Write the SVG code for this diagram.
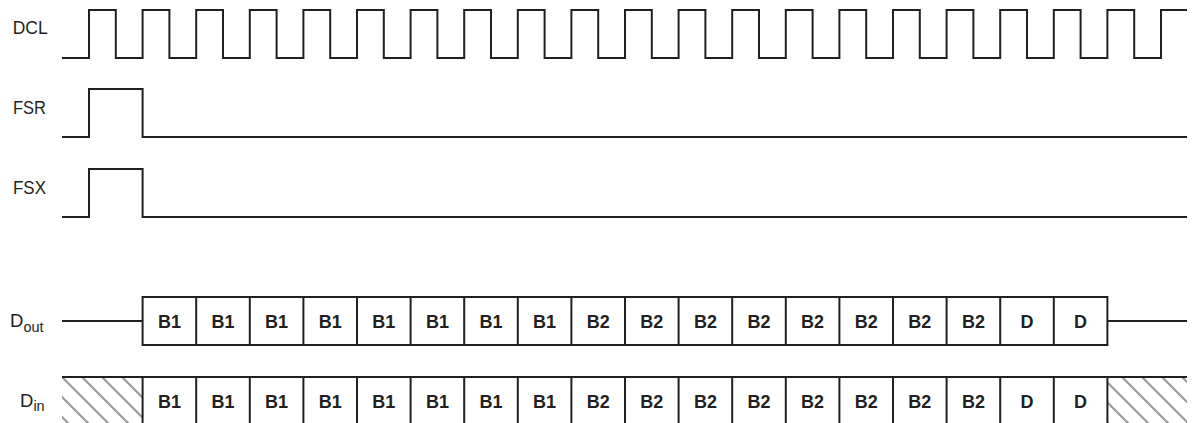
<svg xmlns="http://www.w3.org/2000/svg" width="1193" height="423" viewBox="0 0 1193 423">
<style>
.sig{fill:none;stroke:#231f20;stroke-width:2;stroke-linejoin:miter;stroke-linecap:butt}
.lbl{font-family:"Liberation Sans",Arial,sans-serif;font-size:18.5px;fill:#231f20}
.sub{font-size:14.5px}
.cell{font-family:"Liberation Sans",Arial,sans-serif;font-size:18px;font-weight:bold;fill:#231f20;text-anchor:middle}
</style>
<defs>
<pattern id="hatch" patternUnits="userSpaceOnUse" width="20" height="20" x="62" y="377">
<path d="M-5,-5 L25,25 M-5,15 L5,25 M15,-5 L25,5" stroke="#9a9a9a" stroke-width="2.2" fill="none"/>
</pattern>
</defs>
<rect width="1193" height="423" fill="#ffffff"/>

<g id="dcl">
<text class="lbl" x="12.7" y="33.5" textLength="35" lengthAdjust="spacingAndGlyphs">DCL</text>
<path class="sig" d="M62,58 H89 V10 H115.8 V58 H142.6 V10 H169.4 V58 H196.2 V10 H223 V58 H249.8 V10 H276.6 V58 H303.4 V10 H330.2 V58 H357 V10 H383.8 V58 H410.6 V10 H437.4 V58 H464.2 V10 H491 V58 H517.8 V10 H544.6 V58 H571.4 V10 H598.2 V58 H625 V10 H651.8 V58 H678.6 V10 H705.4 V58 H732.2 V10 H759 V58 H785.8 V10 H812.6 V58 H839.4 V10 H866.2 V58 H893 V10 H919.8 V58 H946.6 V10 H973.4 V58 H1000.2 V10 H1027 V58 H1053.8 V10 H1080.6 V58 H1107.4 V10 H1134.2 V58 H1161 V10 H1187"/>
</g>

<g id="fsr">
<text class="lbl" x="13" y="113.5" textLength="33" lengthAdjust="spacingAndGlyphs">FSR</text>
<path class="sig" d="M62,137 H89 V89 H142.6 V137 H1187"/>
</g>

<g id="fsx">
<text class="lbl" x="13" y="193.5" textLength="33" lengthAdjust="spacingAndGlyphs">FSX</text>
<path class="sig" d="M62,217 H89 V169 H142.6 V217 H1187"/>
</g>

<g id="dout">
<text class="lbl" x="10" y="327">D<tspan class="sub" dy="5">out</tspan></text>
<path class="sig" d="M62,321 H142.6 M1107.4,321 H1187"/>
<rect class="sig" x="142.6" y="297" width="964.8" height="48"/>
<path class="sig" d="M196.2,297 V345 M249.8,297 V345 M303.4,297 V345 M357,297 V345 M410.6,297 V345 M464.2,297 V345 M517.8,297 V345 M571.4,297 V345 M625,297 V345 M678.6,297 V345 M732.2,297 V345 M785.8,297 V345 M839.4,297 V345 M893,297 V345 M946.6,297 V345 M1000.2,297 V345 M1053.8,297 V345"/>
<g class="cell">
<text x="169.4" y="327.5">B1</text>
<text x="223" y="327.5">B1</text>
<text x="276.6" y="327.5">B1</text>
<text x="330.2" y="327.5">B1</text>
<text x="383.8" y="327.5">B1</text>
<text x="437.4" y="327.5">B1</text>
<text x="491" y="327.5">B1</text>
<text x="544.6" y="327.5">B1</text>
<text x="598.2" y="327.5">B2</text>
<text x="651.8" y="327.5">B2</text>
<text x="705.4" y="327.5">B2</text>
<text x="759" y="327.5">B2</text>
<text x="812.6" y="327.5">B2</text>
<text x="866.2" y="327.5">B2</text>
<text x="919.8" y="327.5">B2</text>
<text x="973.4" y="327.5">B2</text>
<text x="1027" y="327.5">D</text>
<text x="1080.6" y="327.5">D</text>
</g>
</g>

<g id="din">
<text class="lbl" x="20" y="407">D<tspan class="sub" dy="4">in</tspan></text>
<rect x="62" y="378" width="80.6" height="46" fill="url(#hatch)"/>
<rect x="1107.4" y="378" width="79.6" height="46" fill="url(#hatch)"/>
<path class="sig" d="M62,377 H1187 M142.6,377 V424 M196.2,377 V424 M249.8,377 V424 M303.4,377 V424 M357,377 V424 M410.6,377 V424 M464.2,377 V424 M517.8,377 V424 M571.4,377 V424 M625,377 V424 M678.6,377 V424 M732.2,377 V424 M785.8,377 V424 M839.4,377 V424 M893,377 V424 M946.6,377 V424 M1000.2,377 V424 M1053.8,377 V424 M1107.4,377 V424"/>
<g class="cell">
<text x="169.4" y="408">B1</text>
<text x="223" y="408">B1</text>
<text x="276.6" y="408">B1</text>
<text x="330.2" y="408">B1</text>
<text x="383.8" y="408">B1</text>
<text x="437.4" y="408">B1</text>
<text x="491" y="408">B1</text>
<text x="544.6" y="408">B1</text>
<text x="598.2" y="408">B2</text>
<text x="651.8" y="408">B2</text>
<text x="705.4" y="408">B2</text>
<text x="759" y="408">B2</text>
<text x="812.6" y="408">B2</text>
<text x="866.2" y="408">B2</text>
<text x="919.8" y="408">B2</text>
<text x="973.4" y="408">B2</text>
<text x="1027" y="408">D</text>
<text x="1080.6" y="408">D</text>
</g>
</g>
</svg>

Task requirements — Make an exact copy of the whole listing, but don't bring over any pictures.

Exercise answer —
Write the SVG code for this diagram.
<svg xmlns="http://www.w3.org/2000/svg" width="1193" height="423" viewBox="0 0 1193 423">
<style>
.sig{fill:none;stroke:#231f20;stroke-width:2;stroke-linejoin:miter;stroke-linecap:butt}
.lbl{font-family:"Liberation Sans",Arial,sans-serif;font-size:18.5px;fill:#231f20}
.sub{font-size:14.5px}
.cell{font-family:"Liberation Sans",Arial,sans-serif;font-size:18px;font-weight:bold;fill:#231f20;text-anchor:middle}
</style>
<defs>
<pattern id="hatch" patternUnits="userSpaceOnUse" width="20" height="20" x="62" y="377">
<path d="M-5,-5 L25,25 M-5,15 L5,25 M15,-5 L25,5" stroke="#9a9a9a" stroke-width="2.2" fill="none"/>
</pattern>
</defs>
<rect width="1193" height="423" fill="#ffffff"/>

<g id="dcl">
<text class="lbl" x="12.7" y="33.5" textLength="35" lengthAdjust="spacingAndGlyphs">DCL</text>
<path class="sig" d="M62,58 H89 V10 H115.8 V58 H142.6 V10 H169.4 V58 H196.2 V10 H223 V58 H249.8 V10 H276.6 V58 H303.4 V10 H330.2 V58 H357 V10 H383.8 V58 H410.6 V10 H437.4 V58 H464.2 V10 H491 V58 H517.8 V10 H544.6 V58 H571.4 V10 H598.2 V58 H625 V10 H651.8 V58 H678.6 V10 H705.4 V58 H732.2 V10 H759 V58 H785.8 V10 H812.6 V58 H839.4 V10 H866.2 V58 H893 V10 H919.8 V58 H946.6 V10 H973.4 V58 H1000.2 V10 H1027 V58 H1053.8 V10 H1080.6 V58 H1107.4 V10 H1134.2 V58 H1161 V10 H1187"/>
</g>

<g id="fsr">
<text class="lbl" x="13" y="113.5" textLength="33" lengthAdjust="spacingAndGlyphs">FSR</text>
<path class="sig" d="M62,137 H89 V89 H142.6 V137 H1187"/>
</g>

<g id="fsx">
<text class="lbl" x="13" y="193.5" textLength="33" lengthAdjust="spacingAndGlyphs">FSX</text>
<path class="sig" d="M62,217 H89 V169 H142.6 V217 H1187"/>
</g>

<g id="dout">
<text class="lbl" x="10" y="327">D<tspan class="sub" dy="5">out</tspan></text>
<path class="sig" d="M62,321 H142.6 M1107.4,321 H1187"/>
<rect class="sig" x="142.6" y="297" width="964.8" height="48"/>
<path class="sig" d="M196.2,297 V345 M249.8,297 V345 M303.4,297 V345 M357,297 V345 M410.6,297 V345 M464.2,297 V345 M517.8,297 V345 M571.4,297 V345 M625,297 V345 M678.6,297 V345 M732.2,297 V345 M785.8,297 V345 M839.4,297 V345 M893,297 V345 M946.6,297 V345 M1000.2,297 V345 M1053.8,297 V345"/>
<g class="cell">
<text x="169.4" y="327.5">B1</text>
<text x="223" y="327.5">B1</text>
<text x="276.6" y="327.5">B1</text>
<text x="330.2" y="327.5">B1</text>
<text x="383.8" y="327.5">B1</text>
<text x="437.4" y="327.5">B1</text>
<text x="491" y="327.5">B1</text>
<text x="544.6" y="327.5">B1</text>
<text x="598.2" y="327.5">B2</text>
<text x="651.8" y="327.5">B2</text>
<text x="705.4" y="327.5">B2</text>
<text x="759" y="327.5">B2</text>
<text x="812.6" y="327.5">B2</text>
<text x="866.2" y="327.5">B2</text>
<text x="919.8" y="327.5">B2</text>
<text x="973.4" y="327.5">B2</text>
<text x="1027" y="327.5">D</text>
<text x="1080.6" y="327.5">D</text>
</g>
</g>

<g id="din">
<text class="lbl" x="20" y="407">D<tspan class="sub" dy="4">in</tspan></text>
<rect x="62" y="378" width="80.6" height="46" fill="url(#hatch)"/>
<rect x="1107.4" y="378" width="79.6" height="46" fill="url(#hatch)"/>
<path class="sig" d="M62,377 H1187 M142.6,377 V424 M196.2,377 V424 M249.8,377 V424 M303.4,377 V424 M357,377 V424 M410.6,377 V424 M464.2,377 V424 M517.8,377 V424 M571.4,377 V424 M625,377 V424 M678.6,377 V424 M732.2,377 V424 M785.8,377 V424 M839.4,377 V424 M893,377 V424 M946.6,377 V424 M1000.2,377 V424 M1053.8,377 V424 M1107.4,377 V424"/>
<g class="cell">
<text x="169.4" y="408">B1</text>
<text x="223" y="408">B1</text>
<text x="276.6" y="408">B1</text>
<text x="330.2" y="408">B1</text>
<text x="383.8" y="408">B1</text>
<text x="437.4" y="408">B1</text>
<text x="491" y="408">B1</text>
<text x="544.6" y="408">B1</text>
<text x="598.2" y="408">B2</text>
<text x="651.8" y="408">B2</text>
<text x="705.4" y="408">B2</text>
<text x="759" y="408">B2</text>
<text x="812.6" y="408">B2</text>
<text x="866.2" y="408">B2</text>
<text x="919.8" y="408">B2</text>
<text x="973.4" y="408">B2</text>
<text x="1027" y="408">D</text>
<text x="1080.6" y="408">D</text>
</g>
</g>
</svg>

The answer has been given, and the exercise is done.